Bob Barr Recants DOMA Very Publicly, A Couple of Months After Two Relevant Votes
That is, the one for him for president, and the one where the state in which his op-ed appears, California, voted to bar gay marriage.
Libertarian Party candidate Barr was not well-loved by many party members for writing the 1996 federal Defense of Marriage Act, which Barr disavows in the Los Angeles Times with some of these words. (This is not the first time he's said he regrets DOMA. But it is the first time he did so in a piece written by him in a major newspaper. It might have been politically smarter to write and try to get prominent placement for this piece in late October.)
I've….come to the conclusion that DOMA is not working out as planned. In testifying before Congress against a federal marriage amendment, and more recently while making my case to skeptical Libertarians as to why I was worthy of their support as their party's presidential nominee, I have concluded that DOMA is neither meeting the principles of federalism it was supposed to, nor is its impact limited to federal law.
In effect, DOMA's language reflects one-way federalism: It protects only those states that don't want to accept a same-sex marriage granted by another state.
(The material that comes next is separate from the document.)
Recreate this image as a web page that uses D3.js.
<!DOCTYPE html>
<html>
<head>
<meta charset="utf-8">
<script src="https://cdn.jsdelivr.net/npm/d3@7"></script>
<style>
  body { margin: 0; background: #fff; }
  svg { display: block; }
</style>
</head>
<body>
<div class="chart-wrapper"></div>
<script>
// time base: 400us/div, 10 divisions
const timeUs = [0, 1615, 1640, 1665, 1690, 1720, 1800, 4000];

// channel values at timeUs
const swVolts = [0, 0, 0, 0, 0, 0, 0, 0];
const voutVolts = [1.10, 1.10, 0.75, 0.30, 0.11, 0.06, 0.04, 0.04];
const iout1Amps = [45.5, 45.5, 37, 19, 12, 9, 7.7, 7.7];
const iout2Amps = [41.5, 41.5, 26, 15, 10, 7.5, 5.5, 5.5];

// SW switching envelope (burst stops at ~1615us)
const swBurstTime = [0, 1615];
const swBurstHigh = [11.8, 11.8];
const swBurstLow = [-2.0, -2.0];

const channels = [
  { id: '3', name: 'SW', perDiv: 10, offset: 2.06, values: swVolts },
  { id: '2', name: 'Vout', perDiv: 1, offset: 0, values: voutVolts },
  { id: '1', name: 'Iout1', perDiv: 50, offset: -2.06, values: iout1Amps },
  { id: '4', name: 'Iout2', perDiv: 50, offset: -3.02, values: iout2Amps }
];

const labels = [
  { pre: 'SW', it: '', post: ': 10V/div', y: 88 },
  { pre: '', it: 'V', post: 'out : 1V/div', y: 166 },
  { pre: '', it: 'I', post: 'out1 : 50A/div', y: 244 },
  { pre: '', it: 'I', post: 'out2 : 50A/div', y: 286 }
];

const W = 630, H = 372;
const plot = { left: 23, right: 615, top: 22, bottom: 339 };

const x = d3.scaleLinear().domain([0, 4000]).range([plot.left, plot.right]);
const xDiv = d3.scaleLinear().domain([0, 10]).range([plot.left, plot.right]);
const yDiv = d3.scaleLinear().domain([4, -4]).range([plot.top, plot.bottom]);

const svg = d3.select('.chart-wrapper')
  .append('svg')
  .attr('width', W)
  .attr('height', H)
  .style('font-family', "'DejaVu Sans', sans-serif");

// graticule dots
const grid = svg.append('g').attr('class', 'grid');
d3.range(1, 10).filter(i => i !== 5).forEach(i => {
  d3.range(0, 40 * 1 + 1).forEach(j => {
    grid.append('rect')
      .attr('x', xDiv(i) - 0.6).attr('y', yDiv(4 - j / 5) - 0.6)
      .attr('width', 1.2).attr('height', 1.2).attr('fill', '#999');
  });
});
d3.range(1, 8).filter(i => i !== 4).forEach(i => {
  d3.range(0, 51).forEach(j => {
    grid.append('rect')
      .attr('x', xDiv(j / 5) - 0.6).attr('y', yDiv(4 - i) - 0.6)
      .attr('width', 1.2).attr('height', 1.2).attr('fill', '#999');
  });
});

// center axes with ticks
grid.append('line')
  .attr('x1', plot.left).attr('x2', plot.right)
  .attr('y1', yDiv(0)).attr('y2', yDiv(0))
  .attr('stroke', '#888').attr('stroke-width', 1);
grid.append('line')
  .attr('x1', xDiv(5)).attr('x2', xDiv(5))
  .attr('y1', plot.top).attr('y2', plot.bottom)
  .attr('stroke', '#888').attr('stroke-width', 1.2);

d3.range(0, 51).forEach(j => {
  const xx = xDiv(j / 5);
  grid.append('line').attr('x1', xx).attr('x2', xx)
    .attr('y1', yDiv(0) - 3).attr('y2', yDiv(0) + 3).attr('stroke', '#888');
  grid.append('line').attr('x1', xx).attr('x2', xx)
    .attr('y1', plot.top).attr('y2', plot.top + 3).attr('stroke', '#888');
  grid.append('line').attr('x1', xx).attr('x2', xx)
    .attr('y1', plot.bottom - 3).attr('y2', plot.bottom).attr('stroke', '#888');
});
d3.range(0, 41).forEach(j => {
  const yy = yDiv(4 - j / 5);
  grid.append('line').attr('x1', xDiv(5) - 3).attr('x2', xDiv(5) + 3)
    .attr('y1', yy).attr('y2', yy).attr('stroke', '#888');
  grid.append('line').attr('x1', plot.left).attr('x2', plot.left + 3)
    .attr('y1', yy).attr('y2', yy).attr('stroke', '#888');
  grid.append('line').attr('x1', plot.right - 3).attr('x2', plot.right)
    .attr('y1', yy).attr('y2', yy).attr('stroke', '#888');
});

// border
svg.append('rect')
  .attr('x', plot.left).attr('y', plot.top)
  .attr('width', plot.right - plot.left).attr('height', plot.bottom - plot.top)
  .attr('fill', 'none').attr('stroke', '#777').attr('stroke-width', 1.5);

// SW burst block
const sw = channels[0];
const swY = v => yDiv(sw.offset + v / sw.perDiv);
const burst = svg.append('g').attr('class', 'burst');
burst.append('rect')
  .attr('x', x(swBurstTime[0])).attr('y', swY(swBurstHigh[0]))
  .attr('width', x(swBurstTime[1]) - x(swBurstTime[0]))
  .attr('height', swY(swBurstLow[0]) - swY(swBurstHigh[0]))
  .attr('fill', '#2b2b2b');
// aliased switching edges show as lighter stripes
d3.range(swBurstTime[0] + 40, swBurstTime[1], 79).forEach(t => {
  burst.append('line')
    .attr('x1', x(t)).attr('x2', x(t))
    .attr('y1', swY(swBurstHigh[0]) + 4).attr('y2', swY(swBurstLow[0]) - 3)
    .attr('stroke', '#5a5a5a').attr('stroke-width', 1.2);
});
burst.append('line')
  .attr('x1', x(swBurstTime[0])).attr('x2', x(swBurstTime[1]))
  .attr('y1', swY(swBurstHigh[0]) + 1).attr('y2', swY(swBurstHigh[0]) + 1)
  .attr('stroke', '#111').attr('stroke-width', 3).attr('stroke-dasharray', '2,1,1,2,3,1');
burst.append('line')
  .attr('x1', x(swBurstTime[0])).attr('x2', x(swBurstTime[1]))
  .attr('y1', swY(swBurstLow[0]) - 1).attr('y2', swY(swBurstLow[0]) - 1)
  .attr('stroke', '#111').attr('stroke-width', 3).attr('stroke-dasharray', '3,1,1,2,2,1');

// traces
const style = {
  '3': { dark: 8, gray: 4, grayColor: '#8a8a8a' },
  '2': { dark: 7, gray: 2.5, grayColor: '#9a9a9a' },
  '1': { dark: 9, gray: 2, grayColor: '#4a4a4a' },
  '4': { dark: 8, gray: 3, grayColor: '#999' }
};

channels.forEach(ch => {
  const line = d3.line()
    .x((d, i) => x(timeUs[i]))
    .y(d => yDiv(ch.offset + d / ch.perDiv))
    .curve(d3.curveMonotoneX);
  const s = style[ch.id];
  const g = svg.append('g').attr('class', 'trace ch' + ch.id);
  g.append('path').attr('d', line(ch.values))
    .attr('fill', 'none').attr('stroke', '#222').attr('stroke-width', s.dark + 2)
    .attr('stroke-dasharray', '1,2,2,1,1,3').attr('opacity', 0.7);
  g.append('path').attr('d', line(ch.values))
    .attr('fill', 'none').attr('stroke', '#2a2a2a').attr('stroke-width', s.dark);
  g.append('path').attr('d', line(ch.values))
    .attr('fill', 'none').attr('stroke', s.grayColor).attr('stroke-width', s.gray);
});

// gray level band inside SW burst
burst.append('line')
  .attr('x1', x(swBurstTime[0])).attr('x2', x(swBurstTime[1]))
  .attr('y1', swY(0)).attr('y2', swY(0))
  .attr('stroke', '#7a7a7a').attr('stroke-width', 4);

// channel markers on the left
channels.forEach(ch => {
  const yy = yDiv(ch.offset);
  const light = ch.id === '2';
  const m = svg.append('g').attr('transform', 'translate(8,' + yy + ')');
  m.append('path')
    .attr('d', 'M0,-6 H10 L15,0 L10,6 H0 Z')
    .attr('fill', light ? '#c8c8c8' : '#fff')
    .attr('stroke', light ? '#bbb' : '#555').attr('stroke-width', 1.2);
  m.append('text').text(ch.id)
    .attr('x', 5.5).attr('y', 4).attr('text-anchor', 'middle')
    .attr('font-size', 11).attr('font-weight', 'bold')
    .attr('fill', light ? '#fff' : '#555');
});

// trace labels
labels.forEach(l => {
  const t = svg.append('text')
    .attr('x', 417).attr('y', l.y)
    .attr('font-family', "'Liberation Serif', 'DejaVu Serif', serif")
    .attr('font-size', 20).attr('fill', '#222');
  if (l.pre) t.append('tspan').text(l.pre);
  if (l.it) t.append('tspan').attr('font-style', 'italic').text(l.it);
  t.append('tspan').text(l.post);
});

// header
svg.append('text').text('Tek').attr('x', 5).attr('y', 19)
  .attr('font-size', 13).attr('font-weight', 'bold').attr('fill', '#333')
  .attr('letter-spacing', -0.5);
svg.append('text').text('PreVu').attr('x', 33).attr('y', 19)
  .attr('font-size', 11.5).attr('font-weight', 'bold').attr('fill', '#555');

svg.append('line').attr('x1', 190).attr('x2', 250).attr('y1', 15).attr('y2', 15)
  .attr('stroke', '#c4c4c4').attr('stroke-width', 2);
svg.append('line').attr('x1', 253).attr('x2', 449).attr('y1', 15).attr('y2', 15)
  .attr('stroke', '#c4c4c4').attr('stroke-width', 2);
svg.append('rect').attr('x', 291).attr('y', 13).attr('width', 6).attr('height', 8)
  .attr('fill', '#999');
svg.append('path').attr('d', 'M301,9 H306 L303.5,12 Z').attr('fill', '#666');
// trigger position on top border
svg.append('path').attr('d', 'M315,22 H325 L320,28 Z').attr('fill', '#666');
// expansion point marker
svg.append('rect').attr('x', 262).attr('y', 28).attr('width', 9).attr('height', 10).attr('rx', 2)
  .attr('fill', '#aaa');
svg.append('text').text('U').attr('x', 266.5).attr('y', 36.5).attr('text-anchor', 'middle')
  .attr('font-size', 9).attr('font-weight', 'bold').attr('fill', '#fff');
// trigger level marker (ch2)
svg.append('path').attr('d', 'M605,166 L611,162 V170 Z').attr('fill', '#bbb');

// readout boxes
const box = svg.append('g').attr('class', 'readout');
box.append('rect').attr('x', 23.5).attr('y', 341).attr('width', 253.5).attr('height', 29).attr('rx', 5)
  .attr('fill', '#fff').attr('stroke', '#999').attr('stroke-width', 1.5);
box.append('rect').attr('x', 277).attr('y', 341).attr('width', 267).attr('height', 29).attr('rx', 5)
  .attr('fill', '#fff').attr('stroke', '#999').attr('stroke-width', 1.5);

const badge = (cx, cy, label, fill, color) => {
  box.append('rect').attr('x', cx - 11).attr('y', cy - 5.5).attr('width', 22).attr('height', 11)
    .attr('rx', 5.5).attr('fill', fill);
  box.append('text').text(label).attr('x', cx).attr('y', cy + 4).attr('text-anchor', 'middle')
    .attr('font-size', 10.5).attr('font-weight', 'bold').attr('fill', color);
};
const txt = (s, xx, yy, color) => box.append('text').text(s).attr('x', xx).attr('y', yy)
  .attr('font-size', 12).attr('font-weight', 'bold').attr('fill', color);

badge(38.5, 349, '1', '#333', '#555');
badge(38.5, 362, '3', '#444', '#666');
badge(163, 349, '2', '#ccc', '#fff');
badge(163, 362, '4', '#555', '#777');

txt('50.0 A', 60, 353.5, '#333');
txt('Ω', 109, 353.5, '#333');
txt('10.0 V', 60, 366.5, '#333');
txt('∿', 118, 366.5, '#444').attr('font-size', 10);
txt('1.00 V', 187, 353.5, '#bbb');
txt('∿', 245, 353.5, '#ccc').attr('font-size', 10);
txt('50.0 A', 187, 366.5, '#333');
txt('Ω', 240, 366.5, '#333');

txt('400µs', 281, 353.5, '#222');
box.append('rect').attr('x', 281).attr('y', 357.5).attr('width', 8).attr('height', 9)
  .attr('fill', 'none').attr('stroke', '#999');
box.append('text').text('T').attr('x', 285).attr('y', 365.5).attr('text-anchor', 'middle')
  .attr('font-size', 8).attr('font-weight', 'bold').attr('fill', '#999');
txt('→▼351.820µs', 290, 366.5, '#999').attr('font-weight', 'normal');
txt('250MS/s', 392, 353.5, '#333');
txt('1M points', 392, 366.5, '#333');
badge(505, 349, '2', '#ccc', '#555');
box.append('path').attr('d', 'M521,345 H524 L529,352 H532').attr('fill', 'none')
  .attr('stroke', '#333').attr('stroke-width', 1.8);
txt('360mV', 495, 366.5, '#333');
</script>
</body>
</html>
Moreover, the heterosexual definition of marriage for purposes of federal laws—including, immigration, Social Security survivor rights and veteran's benefits—has become a de facto club used to limit, if not thwart, the ability of a state to choose to recognize same-sex unions.
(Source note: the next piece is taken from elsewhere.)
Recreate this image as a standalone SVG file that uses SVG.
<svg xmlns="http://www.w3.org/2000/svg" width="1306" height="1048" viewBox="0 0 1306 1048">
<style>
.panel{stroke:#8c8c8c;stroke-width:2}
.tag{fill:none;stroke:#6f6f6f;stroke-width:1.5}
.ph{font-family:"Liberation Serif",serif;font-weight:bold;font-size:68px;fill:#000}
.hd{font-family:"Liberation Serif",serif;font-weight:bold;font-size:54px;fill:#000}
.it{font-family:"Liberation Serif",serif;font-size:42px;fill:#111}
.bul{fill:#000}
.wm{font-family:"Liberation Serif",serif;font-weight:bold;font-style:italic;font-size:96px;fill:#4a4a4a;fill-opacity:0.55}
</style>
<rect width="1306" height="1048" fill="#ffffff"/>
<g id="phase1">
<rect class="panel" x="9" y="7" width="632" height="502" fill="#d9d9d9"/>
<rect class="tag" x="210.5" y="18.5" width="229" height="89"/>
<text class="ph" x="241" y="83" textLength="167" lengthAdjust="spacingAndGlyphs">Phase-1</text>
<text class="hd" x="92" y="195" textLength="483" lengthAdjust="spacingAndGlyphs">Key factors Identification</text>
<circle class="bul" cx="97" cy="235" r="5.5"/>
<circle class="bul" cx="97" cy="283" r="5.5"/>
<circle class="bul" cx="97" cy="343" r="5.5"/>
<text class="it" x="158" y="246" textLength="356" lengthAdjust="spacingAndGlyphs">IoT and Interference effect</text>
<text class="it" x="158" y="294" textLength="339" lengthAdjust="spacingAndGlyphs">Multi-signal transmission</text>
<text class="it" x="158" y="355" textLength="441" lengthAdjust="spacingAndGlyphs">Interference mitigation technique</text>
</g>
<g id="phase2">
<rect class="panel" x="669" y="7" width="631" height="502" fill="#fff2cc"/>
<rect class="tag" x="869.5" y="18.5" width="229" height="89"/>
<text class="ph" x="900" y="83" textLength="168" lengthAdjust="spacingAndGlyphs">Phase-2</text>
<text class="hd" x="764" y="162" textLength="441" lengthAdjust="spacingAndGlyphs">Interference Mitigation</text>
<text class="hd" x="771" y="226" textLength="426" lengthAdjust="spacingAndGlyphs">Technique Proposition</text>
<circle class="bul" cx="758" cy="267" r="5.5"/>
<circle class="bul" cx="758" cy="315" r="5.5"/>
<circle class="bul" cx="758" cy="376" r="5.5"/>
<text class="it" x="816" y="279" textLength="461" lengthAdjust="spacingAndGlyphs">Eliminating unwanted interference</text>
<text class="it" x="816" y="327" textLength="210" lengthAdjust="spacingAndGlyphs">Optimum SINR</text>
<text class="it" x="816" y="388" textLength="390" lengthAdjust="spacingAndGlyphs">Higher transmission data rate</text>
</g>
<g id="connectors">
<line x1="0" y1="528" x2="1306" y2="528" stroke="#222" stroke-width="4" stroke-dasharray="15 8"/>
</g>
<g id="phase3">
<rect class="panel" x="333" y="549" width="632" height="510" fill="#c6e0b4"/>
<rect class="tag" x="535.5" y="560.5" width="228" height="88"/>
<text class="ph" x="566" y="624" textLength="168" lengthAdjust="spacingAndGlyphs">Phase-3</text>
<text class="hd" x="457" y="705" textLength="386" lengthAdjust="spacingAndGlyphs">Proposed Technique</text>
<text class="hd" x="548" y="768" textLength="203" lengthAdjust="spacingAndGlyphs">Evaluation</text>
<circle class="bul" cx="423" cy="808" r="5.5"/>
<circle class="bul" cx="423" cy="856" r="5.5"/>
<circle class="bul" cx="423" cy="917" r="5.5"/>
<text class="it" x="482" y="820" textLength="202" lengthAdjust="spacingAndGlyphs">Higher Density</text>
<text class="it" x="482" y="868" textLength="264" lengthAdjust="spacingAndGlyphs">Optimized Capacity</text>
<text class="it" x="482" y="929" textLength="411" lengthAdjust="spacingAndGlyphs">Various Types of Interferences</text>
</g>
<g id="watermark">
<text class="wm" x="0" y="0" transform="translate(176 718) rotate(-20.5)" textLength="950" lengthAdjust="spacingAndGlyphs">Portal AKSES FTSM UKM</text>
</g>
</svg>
Even more so now than in 1996, I believe we need to reduce federal power over the lives of the citizenry and over the prerogatives of the states. It truly is time to get the federal government out of the marriage business. In law and policy, such decisions should be left to the people themselves.
Reason magazine ran a cover feature interview with candidate Barr in our November 2008 issue. Reason.com did a post-election chat with him in late November.